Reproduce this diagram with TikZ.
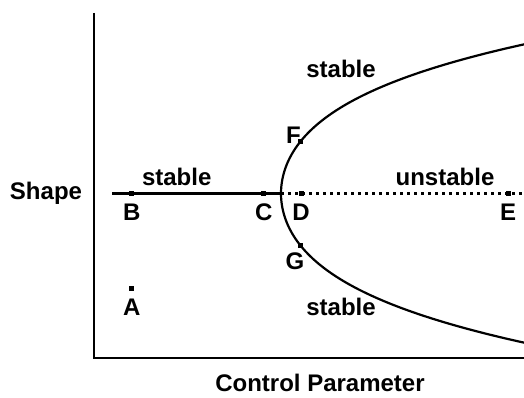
\documentclass[tikz,border=0pt]{standalone}
\usepackage{fontspec}
\setmainfont{Liberation Sans}
\usepackage{tikz}
\usetikzlibrary{calc}

\tikzset{
  mk/.style={fill=black,inner sep=0pt,minimum size=5pt},
  lab/.style={font=\fontsize{24}{28}\selectfont\bfseries,inner sep=0pt,anchor=base},
  axisline/.style={line width=2.6pt},
  branch/.style={line width=2.2pt}
}

\begin{document}
\begin{tikzpicture}[x=1pt,y=1pt]
    \useasboundingbox (0,0) rectangle (524,397);
    % axes
    \draw[axisline] (94,384) -- (94,39) -- (524,39);
    \node[lab] (shape) at (46,198) {Shape};
    \node[lab] (ctrl) at (320,6) {Control Parameter};
    % trivial branch: solid (stable) then dotted (unstable)
    \coordinate (start) at (112,203.5);
    \coordinate (vertex) at (281,203.5);
    \coordinate (stop) at (524,203.5);
    \draw[branch] (start) -- (vertex);
    \draw[branch,dash pattern=on 3pt off 4pt] (vertex) -- (stop);
    % bifurcated branches, t in [-1.5,1.5]
    \draw[branch,smooth] plot[domain=-1.5:1.5,samples=61]
      ({281+66.8*\x*\x+19.07*\x*\x*\x*\x},{203.5+100*\x});
    % marked states
    \node[mk] (mA) at (131.7,109) {};
    \node[mk] (mB) at (131.7,203.5) {};
    \node[mk] (mC) at (263,203.5) {};
    \node[mk] (mD) at (301,203.5) {};
    \node[mk] (mE) at (508,203.5) {};
    \node[mk] (mF) at (300.5,255.3) {};
    \node[mk] (mG) at (300.5,151.7) {};
    \node[lab] (lA) at (131.7,82) {A};
    \node[lab] (lB) at (131.7,177) {B};
    \node[lab] (lC) at (263.7,177) {C};
    \node[lab] (lD) at (301,177) {D};
    \node[lab] (lE) at (508,177) {E};
    \node[lab] (lF) at (293.5,254) {F};
    \node[lab] (lG) at (295,128) {G};
    % stability labels
    \node[lab] (stUp) at (341,319.7) {stable};
    \node[lab] (stLeft) at (176.7,211.7) {stable};
    \node[lab] (unst) at (445,211.7) {unstable};
    \node[lab] (stLow) at (341,81.3) {stable};
\end{tikzpicture}
\end{document}
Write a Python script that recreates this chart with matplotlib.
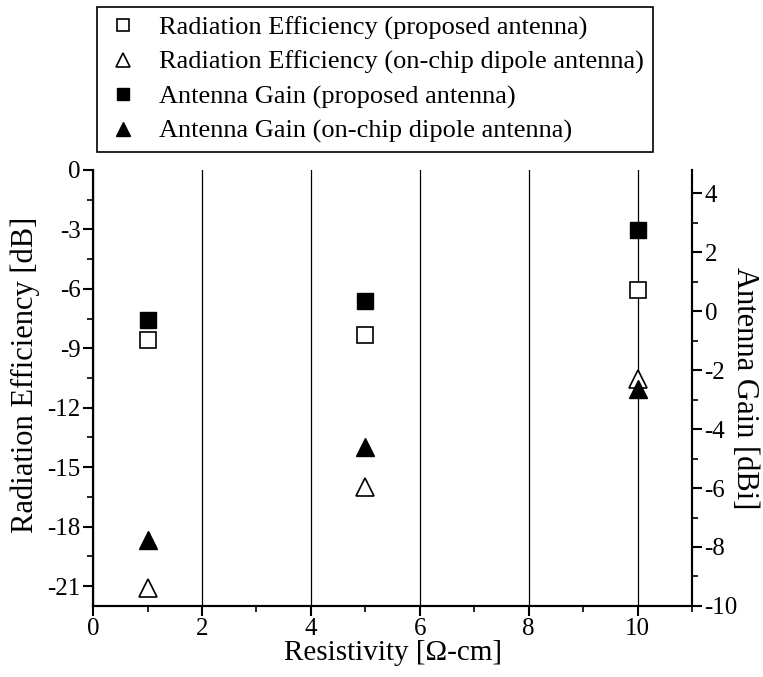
import matplotlib
matplotlib.use("Agg")
import matplotlib.pyplot as plt
from matplotlib.ticker import MultipleLocator

plt.rcParams['font.family'] = ['Liberation Serif', 'DejaVu Serif']
plt.rcParams['axes.unicode_minus'] = False

resistivity = [1, 5, 10]
eff_proposed = [-8.6, -8.35, -6.05]
eff_dipole = [-21.1, -16.0, -10.55]
gain_proposed = [-0.3, 0.35, 2.75]
gain_dipole = [-7.75, -4.6, -2.65]

fig = plt.figure(figsize=(7.63, 6.77), dpi=100)
ax = fig.add_axes([0.122, 0.105, 0.785, 0.644])
ax2 = ax.twinx()

h1, = ax.plot(resistivity, eff_proposed, 's', ms=11, mfc='white', mec='black', mew=1.2,
              linestyle='none', label='Radiation Efficiency (proposed antenna)', zorder=5)
h2, = ax.plot(resistivity, eff_dipole, '^', ms=13, mfc='white', mec='black', mew=1.2,
              linestyle='none', label='Radiation Efficiency (on-chip dipole antenna)', zorder=5)
h3, = ax2.plot(resistivity, gain_proposed, 's', ms=11, mfc='black', mec='black',
               linestyle='none', label='Antenna Gain (proposed antenna)', zorder=5)
h4, = ax2.plot(resistivity, gain_dipole, '^', ms=13, mfc='black', mec='black',
               linestyle='none', label='Antenna Gain (on-chip dipole antenna)', zorder=5)

ax.set_xlim(0, 11)
ax.set_ylim(-22, 0)
ax2.set_ylim(-10, 4.8)

ax.xaxis.set_major_locator(MultipleLocator(2))
ax.xaxis.set_minor_locator(MultipleLocator(1))
ax.yaxis.set_major_locator(MultipleLocator(3))
ax.yaxis.set_minor_locator(MultipleLocator(1.5))
ax2.yaxis.set_major_locator(MultipleLocator(2))
ax2.yaxis.set_minor_locator(MultipleLocator(1))

for a in (ax, ax2):
    a.spines['top'].set_visible(False)
    for s in a.spines.values():
        s.set_linewidth(1.5)
    a.tick_params(which='major', direction='out', length=7, width=1.5, labelsize=18, pad=2)
    a.tick_params(which='minor', direction='out', length=4, width=1.2)

ax.grid(axis='x', which='major', color='black', linewidth=0.9)
ax.set_axisbelow(True)

ax.set_xlabel('Resistivity [Ω-cm]', fontsize=21, va='center', ha='center')
ax.xaxis.set_label_coords(0.5, -0.108)
ax.set_ylabel('Radiation Efficiency [dB]', fontsize=22, va='center', ha='center')
ax.yaxis.set_label_coords(-0.113, 0.53)
ax2.set_ylabel('Antenna Gain [dBi]', fontsize=22, rotation=270, va='center', ha='center')
ax2.yaxis.set_label_coords(1.088, 0.5)

fig.legend(handles=[h1, h2, h3, h4], loc='upper left',
           bbox_to_anchor=(0.127, 0.99), borderaxespad=0, fontsize=19, frameon=True,
           fancybox=False, edgecolor='black', framealpha=1, markerscale=0.75,
           handletextpad=0.7, labelspacing=0.4, borderpad=0.35, handlelength=1.3)
fig.legends[0].get_frame().set_linewidth(1.2)

fig.savefig('out.png', dpi=100)
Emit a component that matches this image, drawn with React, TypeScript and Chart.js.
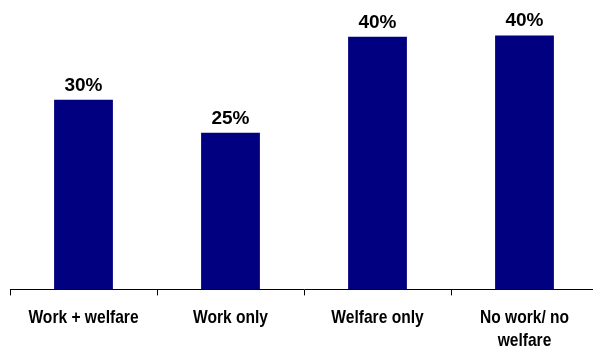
import React, { useEffect, useRef } from "react";
import { Chart, registerables } from "chart.js";

Chart.register(...registerables);

const categories: (string | string[])[] = ["Work + welfare", "Work only", "Welfare only", ["No work/ no", "welfare"]];
const values: number[] = [30, 24.8, 40, 40.2];
const valueLabels: string[] = ["30%", "25%", "40%", "40%"];

const CONDENSE = 0.82;

const barLabelPlugin = {
  id: "barLabels",
  afterDatasetsDraw(chart: any) {
    const ctx = chart.ctx;
    const meta = chart.getDatasetMeta(0);
    ctx.save();
    ctx.font = "bold 19px 'Liberation Sans', Arial, sans-serif";
    ctx.fillStyle = "#000000";
    ctx.textAlign = "center";
    ctx.textBaseline = "alphabetic";
    meta.data.forEach((bar: any, i: number) => {
      ctx.fillText(valueLabels[i], bar.x, bar.y - 9);
    });
    ctx.restore();
  },
};

// Draws the x-axis tick labels (positioned by the scale) in a condensed face
const condensedTicksPlugin = {
  id: "condensedTicks",
  afterDraw(chart: any) {
    const scale = chart.scales.x;
    const items = scale.getLabelItems();
    const ctx = chart.ctx;
    ctx.save();
    for (const item of items) {
      const [tx, ty] = item.options.translation;
      const lines = Array.isArray(item.label) ? item.label : [item.label];
      ctx.save();
      ctx.translate(tx, ty);
      ctx.scale(CONDENSE, 1);
      ctx.font = item.font.string;
      ctx.fillStyle = "#000000";
      ctx.textAlign = "center";
      ctx.textBaseline = item.options.textBaseline;
      let y = item.textOffset;
      for (const line of lines) {
        ctx.fillText(line, 0, y);
        y += item.font.lineHeight;
      }
      ctx.restore();
    }
    ctx.restore();
  },
};

export default function App() {
  const ref = useRef<HTMLCanvasElement | null>(null);
  useEffect(() => {
    if (!ref.current) return;
    const chart = new Chart(ref.current, {
      type: "bar",
      data: {
        labels: categories,
        datasets: [
          {
            data: values,
            backgroundColor: "#000080",
            borderWidth: 0,
            barPercentage: 0.4,
            categoryPercentage: 1,
          },
        ],
      },
      options: {
        responsive: false,
        animation: false,
        devicePixelRatio: 1,
        layout: { padding: { left: 10, right: 2, top: 0, bottom: -15 } },
        plugins: { legend: { display: false }, tooltip: { enabled: false } },
        scales: {
          x: {
            grid: {
              offset: true,
              drawOnChartArea: false,
              drawTicks: true,
              tickLength: 6,
              color: "#000000",
            },
            border: { display: true, color: "#000000", width: 1 },
            ticks: {
              color: "rgba(0,0,0,0)",
              padding: 11,
              maxRotation: 0,
              autoSkip: false,
              font: { family: "'Liberation Sans', Arial, sans-serif", size: 19, weight: "bold", lineHeight: 1.2 },
            },
          },
          y: {
            display: false,
            min: 0,
            max: 45.8,
          },
        },
      },
      plugins: [barLabelPlugin, condensedTicksPlugin],
    });
    return () => chart.destroy();
  }, []);
  return (
    <div style={{ position: "fixed", left: 0, top: 0, width: 593, height: 348, overflow: "hidden", background: "#fff" }}>
      <canvas ref={ref} width={600} height={348} style={{ display: "block" }} />
    </div>
  );
}
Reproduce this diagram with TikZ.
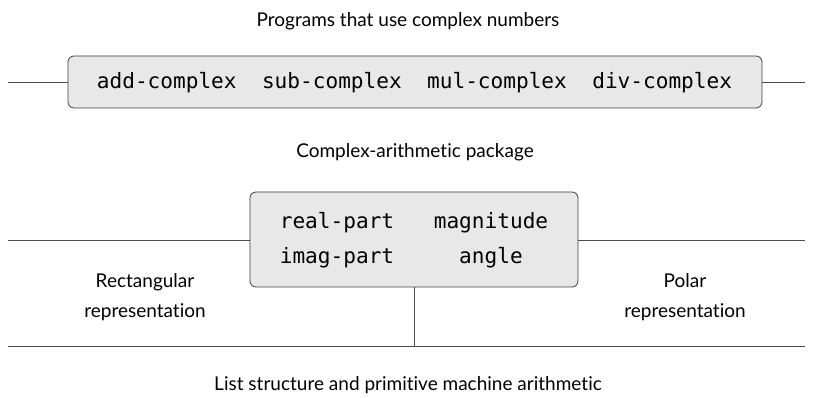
\documentclass[tikz,border=0pt]{standalone}
\usepackage{fontspec}
\setmainfont[Ligatures={NoCommon}]{Lato}
\setmonofont{DejaVu Sans Mono}
\tikzset{
  lbl/.style={font=\fontsize{19}{23}\selectfont, anchor=base, inner sep=0pt},
  code/.style={font=\ttfamily\fontsize{21.1}{25}\selectfont, anchor=base, inner sep=0pt},
  box/.style={draw=black!75, fill=black!9, rounded corners=6pt, line width=0.8pt, inner sep=0pt},
  rule/.style={draw=black!70, line width=0.8pt}
}
\begin{document}
\begin{tikzpicture}[x=1pt,y=-1pt]
\useasboundingbox (0,0) rectangle (815,398);
% labels
\node[lbl] (t1) at (408,27) {Programs that use complex numbers};
\node[lbl] (t2) at (415,158) {Complex-arithmetic package};
\node[lbl] (t3) at (408,391) {List structure and primitive machine arithmetic};
\node[lbl] (rect1) at (145,288) {Rectangular};
\node[lbl] (rect2) at (145,318) {representation};
\node[lbl] (pol1) at (685,288) {Polar};
\node[lbl] (pol2) at (685,318) {representation};
% top box
\node[box, minimum width=694pt, minimum height=52pt] (top) at (415,82) {};
\node[code] (ops) at (414.5,89) {add-complex\ \ sub-complex\ \ mul-complex\ \ div-complex};
\coordinate (tl) at (8,82);
\coordinate (tr) at (805,82);
\draw[rule] (tl) -- (top.west);
\draw[rule] (top.east) -- (tr);
% middle box
\coordinate (ml) at (8,240);
\coordinate (mr) at (805,240);
\coordinate (bl) at (8,346);
\coordinate (br) at (805,346);
\draw[rule] (ml) -- (mr);
\draw[rule] (bl) -- (br);
\node[box, minimum width=328pt, minimum height=95pt] (mid) at (414,239.5) {};
\coordinate (vb) at (mid.south |- bl);
\draw[rule] (mid.south) -- (vb);
\node[code] (rp) at (337,229) {real-part};
\node[code] (ip) at (337,264) {imag-part};
\node[code] (mg) at (491,229) {magnitude};
\node[code] (an) at (491,264) {angle};
\end{tikzpicture}
\end{document}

_ _ _ _ _ _ _

» **STATED PROBLEM**
Only the lines between the one with "Write a Python" and the one with "plt.rcParams['axes.unicode_minus'] = False", those two included, get copied from the material above. Keep it exact and free of pictures.

» **THE SOLUTION**
Write a Python script that recreates this chart with matplotlib.
import matplotlib
matplotlib.use("Agg")
import matplotlib.pyplot as plt
from matplotlib.ticker import MultipleLocator

plt.rcParams['font.family'] = ['Liberation Serif', 'DejaVu Serif']
plt.rcParams['axes.unicode_minus'] = False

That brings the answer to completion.